== MATERIAL

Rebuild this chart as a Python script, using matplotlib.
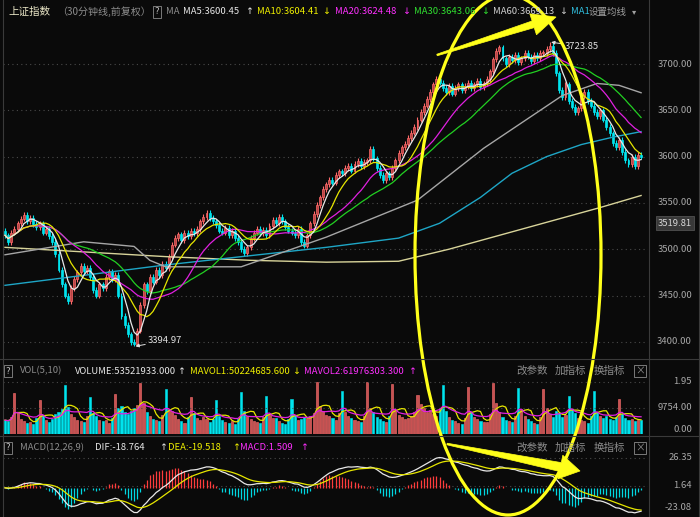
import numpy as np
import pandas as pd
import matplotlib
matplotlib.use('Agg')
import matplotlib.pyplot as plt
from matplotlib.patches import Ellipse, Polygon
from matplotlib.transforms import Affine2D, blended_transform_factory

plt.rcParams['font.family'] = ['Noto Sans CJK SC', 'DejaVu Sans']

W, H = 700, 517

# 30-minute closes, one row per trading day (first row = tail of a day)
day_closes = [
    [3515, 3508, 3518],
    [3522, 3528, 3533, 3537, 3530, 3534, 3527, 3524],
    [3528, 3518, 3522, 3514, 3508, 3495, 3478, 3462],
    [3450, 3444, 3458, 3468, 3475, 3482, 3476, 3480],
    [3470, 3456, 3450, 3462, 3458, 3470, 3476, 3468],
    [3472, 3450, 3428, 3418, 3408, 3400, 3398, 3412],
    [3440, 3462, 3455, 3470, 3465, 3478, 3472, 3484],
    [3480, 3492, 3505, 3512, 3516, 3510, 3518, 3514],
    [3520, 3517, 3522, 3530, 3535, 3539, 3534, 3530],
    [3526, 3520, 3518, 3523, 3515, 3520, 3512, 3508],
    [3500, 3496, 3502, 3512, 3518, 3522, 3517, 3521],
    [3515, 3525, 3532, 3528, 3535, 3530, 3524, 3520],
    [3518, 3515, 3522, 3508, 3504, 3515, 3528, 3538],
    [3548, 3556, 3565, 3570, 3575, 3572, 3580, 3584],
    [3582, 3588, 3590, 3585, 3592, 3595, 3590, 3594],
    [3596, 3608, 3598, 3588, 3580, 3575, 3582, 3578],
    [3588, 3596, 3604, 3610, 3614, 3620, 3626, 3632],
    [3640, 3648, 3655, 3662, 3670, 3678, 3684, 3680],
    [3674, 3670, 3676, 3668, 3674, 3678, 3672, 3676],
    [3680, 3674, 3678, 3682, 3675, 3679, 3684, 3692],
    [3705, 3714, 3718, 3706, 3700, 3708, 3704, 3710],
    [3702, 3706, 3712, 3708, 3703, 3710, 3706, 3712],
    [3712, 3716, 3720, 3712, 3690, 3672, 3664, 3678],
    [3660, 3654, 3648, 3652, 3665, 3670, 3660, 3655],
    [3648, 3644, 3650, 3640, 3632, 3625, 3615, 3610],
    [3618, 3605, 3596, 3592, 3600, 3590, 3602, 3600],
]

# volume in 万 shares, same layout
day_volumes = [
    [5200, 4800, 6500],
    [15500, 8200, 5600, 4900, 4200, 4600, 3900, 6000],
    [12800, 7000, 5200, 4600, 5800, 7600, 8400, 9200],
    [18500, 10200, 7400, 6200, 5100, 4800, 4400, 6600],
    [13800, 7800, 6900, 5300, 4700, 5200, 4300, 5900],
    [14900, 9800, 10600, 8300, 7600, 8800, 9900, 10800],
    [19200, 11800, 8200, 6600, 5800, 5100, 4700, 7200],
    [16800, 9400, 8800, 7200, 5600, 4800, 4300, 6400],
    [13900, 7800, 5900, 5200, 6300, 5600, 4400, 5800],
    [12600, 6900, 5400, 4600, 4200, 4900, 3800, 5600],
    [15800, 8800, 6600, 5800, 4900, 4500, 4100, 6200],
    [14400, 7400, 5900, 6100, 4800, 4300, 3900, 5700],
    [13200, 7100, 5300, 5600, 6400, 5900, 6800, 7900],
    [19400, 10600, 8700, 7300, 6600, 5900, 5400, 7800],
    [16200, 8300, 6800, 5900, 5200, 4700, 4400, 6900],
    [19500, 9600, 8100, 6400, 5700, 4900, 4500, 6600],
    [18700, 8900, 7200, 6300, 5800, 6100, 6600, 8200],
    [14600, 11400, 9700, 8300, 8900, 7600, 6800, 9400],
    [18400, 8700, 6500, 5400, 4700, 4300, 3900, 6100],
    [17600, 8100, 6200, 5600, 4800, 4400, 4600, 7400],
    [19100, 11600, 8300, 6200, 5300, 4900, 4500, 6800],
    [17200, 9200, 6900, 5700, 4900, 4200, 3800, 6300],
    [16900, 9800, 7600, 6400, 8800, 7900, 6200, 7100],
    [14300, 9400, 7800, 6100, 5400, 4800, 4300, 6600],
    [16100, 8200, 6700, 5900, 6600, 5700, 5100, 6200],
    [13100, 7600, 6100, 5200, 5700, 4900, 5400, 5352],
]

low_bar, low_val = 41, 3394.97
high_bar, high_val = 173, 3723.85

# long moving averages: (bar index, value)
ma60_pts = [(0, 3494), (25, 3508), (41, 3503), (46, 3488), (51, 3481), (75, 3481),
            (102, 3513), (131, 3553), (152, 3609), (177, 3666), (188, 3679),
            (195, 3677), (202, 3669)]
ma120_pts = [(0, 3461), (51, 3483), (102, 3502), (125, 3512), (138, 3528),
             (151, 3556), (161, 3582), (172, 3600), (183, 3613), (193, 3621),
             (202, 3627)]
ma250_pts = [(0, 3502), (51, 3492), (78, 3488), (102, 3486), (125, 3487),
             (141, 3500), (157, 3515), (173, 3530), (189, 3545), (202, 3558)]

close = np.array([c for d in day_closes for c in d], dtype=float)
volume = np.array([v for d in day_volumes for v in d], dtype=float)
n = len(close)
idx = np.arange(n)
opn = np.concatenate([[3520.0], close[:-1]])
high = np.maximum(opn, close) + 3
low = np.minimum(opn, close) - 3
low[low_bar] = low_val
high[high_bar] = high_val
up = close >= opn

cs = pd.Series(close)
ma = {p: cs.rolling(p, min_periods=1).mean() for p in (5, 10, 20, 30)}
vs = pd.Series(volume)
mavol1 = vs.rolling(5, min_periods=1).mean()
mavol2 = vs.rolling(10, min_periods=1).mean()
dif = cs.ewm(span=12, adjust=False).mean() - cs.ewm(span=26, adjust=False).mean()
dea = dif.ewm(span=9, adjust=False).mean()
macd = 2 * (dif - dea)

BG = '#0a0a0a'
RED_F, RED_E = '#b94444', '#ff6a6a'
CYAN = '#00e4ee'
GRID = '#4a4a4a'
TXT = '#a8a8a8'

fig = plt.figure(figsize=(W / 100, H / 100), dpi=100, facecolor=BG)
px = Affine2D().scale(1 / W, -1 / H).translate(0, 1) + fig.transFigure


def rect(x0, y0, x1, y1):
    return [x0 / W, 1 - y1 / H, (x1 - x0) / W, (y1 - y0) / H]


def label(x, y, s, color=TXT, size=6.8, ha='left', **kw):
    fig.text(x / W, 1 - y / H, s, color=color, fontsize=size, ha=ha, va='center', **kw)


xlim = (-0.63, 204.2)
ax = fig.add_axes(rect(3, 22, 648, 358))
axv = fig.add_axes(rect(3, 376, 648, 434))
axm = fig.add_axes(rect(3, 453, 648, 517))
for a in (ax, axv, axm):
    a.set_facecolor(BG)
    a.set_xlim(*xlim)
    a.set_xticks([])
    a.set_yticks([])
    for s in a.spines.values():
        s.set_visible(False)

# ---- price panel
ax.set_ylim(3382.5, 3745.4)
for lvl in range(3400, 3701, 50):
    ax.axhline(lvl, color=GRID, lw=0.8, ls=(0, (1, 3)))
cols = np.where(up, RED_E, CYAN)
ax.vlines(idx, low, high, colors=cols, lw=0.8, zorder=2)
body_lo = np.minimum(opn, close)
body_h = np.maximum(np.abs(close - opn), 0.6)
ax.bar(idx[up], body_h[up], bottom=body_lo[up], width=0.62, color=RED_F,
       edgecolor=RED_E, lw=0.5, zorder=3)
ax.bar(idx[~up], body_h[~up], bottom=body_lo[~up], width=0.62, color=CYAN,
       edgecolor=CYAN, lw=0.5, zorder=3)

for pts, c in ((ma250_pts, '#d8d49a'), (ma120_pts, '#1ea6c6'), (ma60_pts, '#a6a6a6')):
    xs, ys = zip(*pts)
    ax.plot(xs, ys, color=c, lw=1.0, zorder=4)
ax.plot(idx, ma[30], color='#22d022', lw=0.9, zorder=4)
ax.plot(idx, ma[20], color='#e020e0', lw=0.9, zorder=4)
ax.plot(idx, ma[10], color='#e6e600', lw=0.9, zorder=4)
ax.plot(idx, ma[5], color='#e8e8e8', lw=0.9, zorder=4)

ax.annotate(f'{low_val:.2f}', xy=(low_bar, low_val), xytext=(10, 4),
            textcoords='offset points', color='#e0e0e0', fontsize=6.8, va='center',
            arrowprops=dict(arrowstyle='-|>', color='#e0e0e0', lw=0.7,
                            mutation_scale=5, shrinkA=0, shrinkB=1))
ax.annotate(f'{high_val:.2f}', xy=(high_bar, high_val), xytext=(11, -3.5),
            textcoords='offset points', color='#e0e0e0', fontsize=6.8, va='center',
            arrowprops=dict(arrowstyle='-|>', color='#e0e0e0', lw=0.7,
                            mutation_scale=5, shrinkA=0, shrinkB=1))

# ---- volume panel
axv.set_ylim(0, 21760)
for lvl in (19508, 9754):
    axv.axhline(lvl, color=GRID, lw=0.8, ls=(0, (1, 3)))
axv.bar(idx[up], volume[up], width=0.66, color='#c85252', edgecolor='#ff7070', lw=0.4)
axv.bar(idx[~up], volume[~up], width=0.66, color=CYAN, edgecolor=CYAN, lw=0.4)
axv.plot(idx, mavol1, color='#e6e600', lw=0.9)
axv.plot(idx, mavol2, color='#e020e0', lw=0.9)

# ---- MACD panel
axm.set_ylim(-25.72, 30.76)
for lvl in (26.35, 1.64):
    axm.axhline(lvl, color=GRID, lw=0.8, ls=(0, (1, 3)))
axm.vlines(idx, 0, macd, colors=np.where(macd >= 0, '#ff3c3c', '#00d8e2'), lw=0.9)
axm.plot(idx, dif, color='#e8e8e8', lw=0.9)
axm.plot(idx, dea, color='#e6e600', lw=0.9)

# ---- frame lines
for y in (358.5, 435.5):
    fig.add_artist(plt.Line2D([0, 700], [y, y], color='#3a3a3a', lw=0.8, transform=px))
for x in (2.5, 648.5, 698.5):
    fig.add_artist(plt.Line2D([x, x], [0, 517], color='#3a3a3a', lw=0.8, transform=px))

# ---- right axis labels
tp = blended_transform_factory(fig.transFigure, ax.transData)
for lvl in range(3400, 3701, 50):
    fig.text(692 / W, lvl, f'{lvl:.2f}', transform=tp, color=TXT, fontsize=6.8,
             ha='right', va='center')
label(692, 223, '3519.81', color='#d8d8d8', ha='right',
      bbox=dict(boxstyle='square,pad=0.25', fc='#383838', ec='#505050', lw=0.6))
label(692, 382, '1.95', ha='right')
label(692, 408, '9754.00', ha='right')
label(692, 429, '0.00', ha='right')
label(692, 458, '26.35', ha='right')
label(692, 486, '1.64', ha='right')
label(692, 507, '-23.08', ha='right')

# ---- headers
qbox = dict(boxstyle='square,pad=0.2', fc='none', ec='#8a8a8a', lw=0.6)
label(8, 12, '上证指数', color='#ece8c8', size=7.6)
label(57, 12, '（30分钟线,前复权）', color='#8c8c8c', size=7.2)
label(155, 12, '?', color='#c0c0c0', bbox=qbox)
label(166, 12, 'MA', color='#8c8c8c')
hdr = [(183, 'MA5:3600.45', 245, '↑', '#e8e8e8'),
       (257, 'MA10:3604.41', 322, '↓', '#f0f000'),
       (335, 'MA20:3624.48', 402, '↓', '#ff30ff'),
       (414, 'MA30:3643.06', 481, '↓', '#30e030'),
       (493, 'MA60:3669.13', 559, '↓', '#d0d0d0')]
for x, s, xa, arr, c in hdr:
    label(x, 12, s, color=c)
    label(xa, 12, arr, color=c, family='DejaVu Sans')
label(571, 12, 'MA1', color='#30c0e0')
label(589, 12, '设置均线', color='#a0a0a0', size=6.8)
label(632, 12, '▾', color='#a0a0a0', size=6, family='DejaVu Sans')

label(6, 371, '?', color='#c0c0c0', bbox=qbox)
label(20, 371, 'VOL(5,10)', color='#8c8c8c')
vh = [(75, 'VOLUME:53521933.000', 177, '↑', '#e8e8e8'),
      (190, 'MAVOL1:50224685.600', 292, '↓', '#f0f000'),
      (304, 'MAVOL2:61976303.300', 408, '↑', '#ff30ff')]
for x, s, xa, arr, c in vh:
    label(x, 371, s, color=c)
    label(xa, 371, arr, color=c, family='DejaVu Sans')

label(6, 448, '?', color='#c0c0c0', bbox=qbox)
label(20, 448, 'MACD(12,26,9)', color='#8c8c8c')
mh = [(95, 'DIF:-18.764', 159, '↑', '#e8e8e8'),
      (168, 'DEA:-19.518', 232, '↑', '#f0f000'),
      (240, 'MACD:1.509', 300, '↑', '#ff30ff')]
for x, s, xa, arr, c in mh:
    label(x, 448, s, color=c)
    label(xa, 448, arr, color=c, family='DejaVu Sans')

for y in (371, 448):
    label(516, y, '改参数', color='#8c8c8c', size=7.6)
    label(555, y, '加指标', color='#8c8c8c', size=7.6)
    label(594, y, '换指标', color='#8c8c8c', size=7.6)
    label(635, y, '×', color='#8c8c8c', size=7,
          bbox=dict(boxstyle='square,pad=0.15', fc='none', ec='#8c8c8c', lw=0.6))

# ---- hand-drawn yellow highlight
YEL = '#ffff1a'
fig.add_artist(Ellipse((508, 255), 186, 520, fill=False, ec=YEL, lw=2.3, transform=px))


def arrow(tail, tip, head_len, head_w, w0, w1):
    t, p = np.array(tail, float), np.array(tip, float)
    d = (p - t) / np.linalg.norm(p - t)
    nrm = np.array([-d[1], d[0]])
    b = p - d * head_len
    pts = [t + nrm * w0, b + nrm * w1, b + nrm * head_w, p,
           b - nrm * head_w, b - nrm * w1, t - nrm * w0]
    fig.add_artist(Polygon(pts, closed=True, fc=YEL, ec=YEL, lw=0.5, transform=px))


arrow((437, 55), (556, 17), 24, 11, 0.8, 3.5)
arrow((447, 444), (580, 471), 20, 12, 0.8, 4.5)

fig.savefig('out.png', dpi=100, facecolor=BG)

====

→ **WORK REQUIRED**: With all pictures left out, please transcribe exactly the lines from the start of the material through the line with "W, H = 700, 517".

→ **RESPONSE TO THE TASK**:
Rebuild this chart as a Python script, using matplotlib.
import numpy as np
import pandas as pd
import matplotlib
matplotlib.use('Agg')
import matplotlib.pyplot as plt
from matplotlib.patches import Ellipse, Polygon
from matplotlib.transforms import Affine2D, blended_transform_factory

plt.rcParams['font.family'] = ['Noto Sans CJK SC', 'DejaVu Sans']

W, H = 700, 517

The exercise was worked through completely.